26/11: ‘Pink foam’ presented before Pak court

The pink foam has emerged as crucial piece of evidence in investigations of the Mumbai attacks on both sides of the border.

Islamabad: Pakistani investigators on Saturday provided details of 350 articles, including the crucial "pink foam", found in four training camps of the Lashkar-e-Taiba in Sindh province to an anti-terrorism court conducting the trial of seven men charged with involvement in the Mumbai attacks.

The articles were found by sleuths of the Federal Investigation Agency in LeT camps in Karachi, the capital of Sindh, and other locations in the southern province.

Two FIA officials Deputy Director Faqir Muhammad and Inspector Khalid Jamil testified in court during a hearing held behind closed doors at the Adiala Jail in Rawalpindi, officials said.

Special Prosecutor Chaudhry Zulifqar Ali said that the FIA officials recorded their statements and provided details of the 350 articles found in the LeT training camps, including life jackets and a pink foam.

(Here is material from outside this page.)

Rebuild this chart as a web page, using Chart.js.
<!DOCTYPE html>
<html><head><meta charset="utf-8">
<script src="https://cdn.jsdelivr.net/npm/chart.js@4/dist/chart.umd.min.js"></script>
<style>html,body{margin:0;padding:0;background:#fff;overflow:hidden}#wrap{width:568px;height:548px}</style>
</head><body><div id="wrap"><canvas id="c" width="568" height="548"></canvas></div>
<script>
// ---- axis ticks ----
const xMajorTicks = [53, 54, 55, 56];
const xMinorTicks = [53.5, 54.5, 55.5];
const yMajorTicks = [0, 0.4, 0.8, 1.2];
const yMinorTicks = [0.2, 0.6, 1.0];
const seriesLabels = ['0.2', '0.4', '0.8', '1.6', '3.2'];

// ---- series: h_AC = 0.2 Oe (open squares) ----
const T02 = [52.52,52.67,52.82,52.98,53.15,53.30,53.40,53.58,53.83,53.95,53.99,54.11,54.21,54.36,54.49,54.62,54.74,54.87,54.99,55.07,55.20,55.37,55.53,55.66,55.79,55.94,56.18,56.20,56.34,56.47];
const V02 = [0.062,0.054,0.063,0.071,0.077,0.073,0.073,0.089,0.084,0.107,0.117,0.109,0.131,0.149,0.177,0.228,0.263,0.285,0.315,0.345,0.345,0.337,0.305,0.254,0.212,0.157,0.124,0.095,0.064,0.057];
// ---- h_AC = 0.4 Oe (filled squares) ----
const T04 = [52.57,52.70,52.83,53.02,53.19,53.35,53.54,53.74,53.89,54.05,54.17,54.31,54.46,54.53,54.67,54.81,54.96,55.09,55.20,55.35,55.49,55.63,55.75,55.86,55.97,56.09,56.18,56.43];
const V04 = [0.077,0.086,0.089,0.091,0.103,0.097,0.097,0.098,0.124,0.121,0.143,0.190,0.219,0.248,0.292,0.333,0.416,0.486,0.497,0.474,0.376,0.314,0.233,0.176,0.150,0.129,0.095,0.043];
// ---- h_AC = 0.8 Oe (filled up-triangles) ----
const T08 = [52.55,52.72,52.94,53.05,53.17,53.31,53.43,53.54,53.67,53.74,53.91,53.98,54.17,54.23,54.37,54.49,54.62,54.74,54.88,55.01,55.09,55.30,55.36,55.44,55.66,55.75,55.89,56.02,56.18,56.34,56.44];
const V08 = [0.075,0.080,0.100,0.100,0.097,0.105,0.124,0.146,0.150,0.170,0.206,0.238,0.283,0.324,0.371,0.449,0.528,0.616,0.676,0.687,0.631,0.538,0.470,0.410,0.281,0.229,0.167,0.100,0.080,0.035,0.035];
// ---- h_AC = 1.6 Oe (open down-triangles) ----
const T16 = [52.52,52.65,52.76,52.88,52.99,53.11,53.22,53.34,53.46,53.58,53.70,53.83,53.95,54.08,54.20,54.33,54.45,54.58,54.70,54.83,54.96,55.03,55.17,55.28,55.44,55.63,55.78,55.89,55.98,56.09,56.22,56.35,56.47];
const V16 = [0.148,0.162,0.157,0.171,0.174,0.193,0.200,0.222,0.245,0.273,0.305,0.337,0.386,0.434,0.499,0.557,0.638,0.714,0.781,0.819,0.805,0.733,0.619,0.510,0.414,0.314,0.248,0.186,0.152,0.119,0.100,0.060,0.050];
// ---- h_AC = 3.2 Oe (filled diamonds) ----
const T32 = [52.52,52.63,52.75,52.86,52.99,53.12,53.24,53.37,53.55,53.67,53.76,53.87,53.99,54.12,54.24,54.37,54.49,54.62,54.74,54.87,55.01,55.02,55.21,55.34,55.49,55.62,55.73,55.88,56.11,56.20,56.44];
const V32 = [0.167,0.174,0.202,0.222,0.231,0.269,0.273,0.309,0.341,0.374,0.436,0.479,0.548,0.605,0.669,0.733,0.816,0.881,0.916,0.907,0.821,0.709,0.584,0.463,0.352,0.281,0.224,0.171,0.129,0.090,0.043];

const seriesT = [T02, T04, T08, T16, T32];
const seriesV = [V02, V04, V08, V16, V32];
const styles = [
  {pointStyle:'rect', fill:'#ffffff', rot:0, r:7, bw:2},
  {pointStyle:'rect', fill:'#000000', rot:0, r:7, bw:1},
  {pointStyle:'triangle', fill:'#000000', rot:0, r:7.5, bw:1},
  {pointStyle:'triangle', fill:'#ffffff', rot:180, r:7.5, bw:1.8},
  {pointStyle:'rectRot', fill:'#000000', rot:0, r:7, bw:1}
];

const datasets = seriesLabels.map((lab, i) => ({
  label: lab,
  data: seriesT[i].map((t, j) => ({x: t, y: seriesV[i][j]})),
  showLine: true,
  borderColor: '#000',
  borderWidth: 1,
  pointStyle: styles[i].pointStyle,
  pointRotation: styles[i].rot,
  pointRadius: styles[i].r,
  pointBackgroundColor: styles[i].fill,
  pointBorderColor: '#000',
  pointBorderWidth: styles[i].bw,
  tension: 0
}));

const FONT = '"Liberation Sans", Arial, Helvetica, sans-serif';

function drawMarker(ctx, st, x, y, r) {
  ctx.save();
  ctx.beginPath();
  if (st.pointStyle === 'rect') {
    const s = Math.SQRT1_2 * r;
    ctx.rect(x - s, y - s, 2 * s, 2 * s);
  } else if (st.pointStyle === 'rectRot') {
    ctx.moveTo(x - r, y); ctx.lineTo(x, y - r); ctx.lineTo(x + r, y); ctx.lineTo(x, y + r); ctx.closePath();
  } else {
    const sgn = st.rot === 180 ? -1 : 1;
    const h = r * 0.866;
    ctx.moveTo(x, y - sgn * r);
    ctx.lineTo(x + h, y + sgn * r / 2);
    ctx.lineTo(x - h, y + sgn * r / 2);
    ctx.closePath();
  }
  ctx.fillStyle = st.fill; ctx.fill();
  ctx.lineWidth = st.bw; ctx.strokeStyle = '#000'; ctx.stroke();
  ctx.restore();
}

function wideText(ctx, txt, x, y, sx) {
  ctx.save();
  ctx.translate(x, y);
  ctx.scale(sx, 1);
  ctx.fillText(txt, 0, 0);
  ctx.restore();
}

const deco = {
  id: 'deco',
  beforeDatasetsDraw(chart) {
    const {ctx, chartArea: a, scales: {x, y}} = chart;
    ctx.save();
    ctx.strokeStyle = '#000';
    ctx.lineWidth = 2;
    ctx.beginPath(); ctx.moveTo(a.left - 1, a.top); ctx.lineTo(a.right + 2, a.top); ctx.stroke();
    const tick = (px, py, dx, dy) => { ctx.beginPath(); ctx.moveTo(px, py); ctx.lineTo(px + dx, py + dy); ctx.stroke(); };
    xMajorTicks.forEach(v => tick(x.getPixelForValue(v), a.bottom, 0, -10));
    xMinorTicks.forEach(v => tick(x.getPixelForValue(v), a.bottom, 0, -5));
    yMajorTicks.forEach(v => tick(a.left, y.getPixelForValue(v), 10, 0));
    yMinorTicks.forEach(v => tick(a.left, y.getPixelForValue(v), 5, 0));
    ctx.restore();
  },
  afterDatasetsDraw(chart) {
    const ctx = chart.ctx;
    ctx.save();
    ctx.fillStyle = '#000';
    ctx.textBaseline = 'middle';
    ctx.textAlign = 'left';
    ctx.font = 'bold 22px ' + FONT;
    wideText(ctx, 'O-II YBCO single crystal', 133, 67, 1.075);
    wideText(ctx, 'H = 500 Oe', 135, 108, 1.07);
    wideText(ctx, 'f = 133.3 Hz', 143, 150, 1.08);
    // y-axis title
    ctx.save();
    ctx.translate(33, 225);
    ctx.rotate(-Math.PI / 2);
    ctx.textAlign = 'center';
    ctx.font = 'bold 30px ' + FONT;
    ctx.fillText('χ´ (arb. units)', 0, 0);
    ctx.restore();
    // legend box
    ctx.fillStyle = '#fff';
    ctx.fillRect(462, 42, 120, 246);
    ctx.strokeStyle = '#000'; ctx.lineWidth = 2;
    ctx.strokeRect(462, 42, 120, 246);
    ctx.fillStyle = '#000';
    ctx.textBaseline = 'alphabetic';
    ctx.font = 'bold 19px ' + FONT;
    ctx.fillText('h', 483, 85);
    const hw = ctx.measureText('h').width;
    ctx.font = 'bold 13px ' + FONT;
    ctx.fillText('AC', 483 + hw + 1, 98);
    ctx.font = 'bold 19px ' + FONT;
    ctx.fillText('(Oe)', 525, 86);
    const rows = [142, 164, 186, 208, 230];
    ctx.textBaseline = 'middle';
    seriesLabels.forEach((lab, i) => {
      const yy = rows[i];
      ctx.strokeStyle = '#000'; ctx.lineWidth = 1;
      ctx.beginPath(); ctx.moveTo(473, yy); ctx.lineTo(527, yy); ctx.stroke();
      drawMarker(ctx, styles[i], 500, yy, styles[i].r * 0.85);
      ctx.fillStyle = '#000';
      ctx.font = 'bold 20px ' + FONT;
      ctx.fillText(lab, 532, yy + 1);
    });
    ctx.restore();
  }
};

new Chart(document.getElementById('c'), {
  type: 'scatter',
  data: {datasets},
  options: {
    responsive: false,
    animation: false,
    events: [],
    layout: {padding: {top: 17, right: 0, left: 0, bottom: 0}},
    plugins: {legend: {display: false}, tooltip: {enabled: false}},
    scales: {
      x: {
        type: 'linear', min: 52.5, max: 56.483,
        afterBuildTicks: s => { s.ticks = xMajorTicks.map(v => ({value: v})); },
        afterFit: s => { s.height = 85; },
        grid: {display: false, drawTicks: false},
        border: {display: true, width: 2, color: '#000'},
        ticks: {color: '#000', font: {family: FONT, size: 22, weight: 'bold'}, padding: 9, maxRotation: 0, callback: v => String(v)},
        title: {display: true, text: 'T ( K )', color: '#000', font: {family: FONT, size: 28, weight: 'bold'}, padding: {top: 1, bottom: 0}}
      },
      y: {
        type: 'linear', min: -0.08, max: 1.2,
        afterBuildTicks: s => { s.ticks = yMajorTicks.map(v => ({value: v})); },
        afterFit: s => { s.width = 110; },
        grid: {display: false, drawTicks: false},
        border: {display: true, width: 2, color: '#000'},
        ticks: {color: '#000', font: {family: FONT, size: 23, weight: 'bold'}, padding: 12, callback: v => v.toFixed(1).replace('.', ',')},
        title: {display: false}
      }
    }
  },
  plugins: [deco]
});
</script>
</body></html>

"It took about six hours for the court to record the details of the articles submitted by the witnesses," Ali said.

The FIA officials had recovered the articles from four LeT training camps in Karachi, Mirpurkhas and two other places in Sindh, he said.

"These two FIA officials are the most important witnesses in the case," Ali said.
As main defence lawyer Khwaja Haris Ahmed was not present in court today, cross-examination of the two prosecution witnesses could not be carried out.

At the request of the other defence lawyers, Judge Chaudhry Habib-ur-Rehman adjourned the proceedings till December 22, when the witnesses will be cross-examined.

The pink foam has emerged as crucial piece of evidence in investigations of the Mumbai attacks on both sides of the border.

Indian investigators found samples of the pink foam at three sites where attackers planted bombs in Mumbai in November 2008.

Samples of the pink foam were also found in the boat MV
Kuber that was used by the attackers to travel to Mumbai, in a bag found at the Taj Mahal Palace Hotel and in a rucksack used by Ajmal Kasab, the lone surviving attacker who was hanged in an Indian jail last month.

In Pakistan, sleuths found the pink foam at the LeT training camps in Sindh.
The US Federal Bureau of Investigation had last year sought samples of the pink foam from India to compare it to the material that was found by Pakistani investigators.

In September 2009, Interior Minister Rehman Malik too had said that Pakistan wanted forensic data on the pink foam found it India so that it could be compared to the material found in Pakistan.

In an April 2009 diplomatic cable from the US Embassy in Islamabad that was made public by Wikileaks last year, former Charge D`Affaires Gerald Feierstein had written that the pink foam was "possibly the most important piece of evidence shared with the FBI" and that an analysis of the material found by investigators in Mumbai could "help prove the conspiracy case in Pakistan".

The seven Pakistani suspects, including LeT operations commander Zakiur Rehman Lakhvi, have been charged with planning, financing and executing the attacks on Mumbai in November 2008 that killed 166 people.

Their trial has been progressing at a snail’s pace and only a handful of over 160 prosecution witnesses have testified so far.

During a hearing on September 29, prosecution witnesses had testified about the training of the 10 terrorists involved in the Mumbai attacks at LeT camps in Karachi, Battal in Mansehra district of Khyber-Pakhtunkhwa province and Muzaffarabad in Pakistan-occupied Kashmir.